Wait, what’s that dog doing behind my car.
Have a nice day!
The amount of border security we’ve seen in the last two days is almost laughable. We aren’t bordering North Korea you know.
It was probably 100 miles from El Paso to Guadalupe Mountains National Park, and in that span we saw a dozen Texas State Police and half of them were pulling people over. We did our research yesterday that said that Texas was nasty on speed breakers and it paid off today. Cruise control, a smile, and patience.
Guadalupe Mountains is a neat sight in the flatlands of Texas but we realized that we were still not going to be able to climb it. South of the park looked dark and ugly and the worst possible feeling is being stuck on a mountain with lightening.
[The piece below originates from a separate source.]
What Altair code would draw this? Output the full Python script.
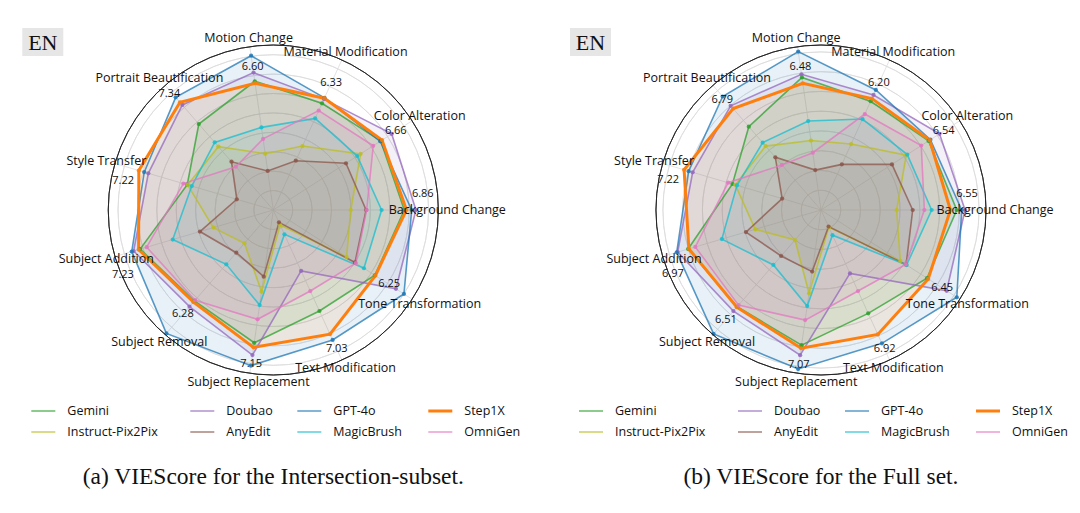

We asked the ranger at the Visitor’s Center about the ascent and she simply looked at us, smiled, and said “There’s a 50% chance of thunderstorms. Wanna risk it?” I love park rangers. They’ll subtly tell you that you are stupid but let you make your own choices. We opted for another hike.
We decided on hike up McKittrick Canyon to an area called The Grotto, a formation that was in the side of a riverbank that looked like the inside of a cave. Our immediate concern? Rattlesnakes. The ranger told us that the chances of us running into one was extremely slim. But the weather was not hot (low 80’s and a tad humid) and it was still somewhat desert. We even thought about letting a family go before us to shoo any snakes away but shook ourselves, got our focus going, and made the hike. It was a nice, mellow hike with wide trails and it meandered along McKittrick Canyon. The Grotto was fascinating, and it’s really is a cave formation in the side of a riverbank cliff. It has columns and dripping water and all. It was worth the walk and fairly easy. On our way back we ran into the family we were going to let go before us, a nice family from Texas.
“Yeah, we heard you guys talking about snakes. Funny thing, we saw a two foot rattler on the trail where you passed just outside the trailhead, about ten minutes after you left.”
You have got to be shitting me.
We hiked back now under stress, waiting for the rattlesnake that would block us yet again for our car. I was so focused on the trail that it gave me a headache. But no snake was seen and we got back to the car, relived that there was no encounter.
Until we started driving.
That’s from the safety of the Outback, and that’s number four. A little shorter and a lot thinner than the trailhogger that we saw at Chiricahua. We are done with rattlesnakes.
We wanted to finish with one more quick trail called Springs Canyon Loop but it started to rain on us and we heard thunder about a quarter of the way up the trail. Off we went, out of Guadalupe, past Carlsbad Caverns, and into a driving monsoon.
It was the flooding, crazy thunderstorm that made you wonder if the world was ending. The driving was down to 30 mph and the lightening was never ending. We made it Carlsbad in one piece but ended up soaked as we unloaded during Noah’s flood or whatever the hell monsoonal moisture this storm cooked up. We are soaked and tired, and tired of snakes.
Trails hiked: McKittrick Canyon to the Grotto, Spring Canyon to Manzanita Springs.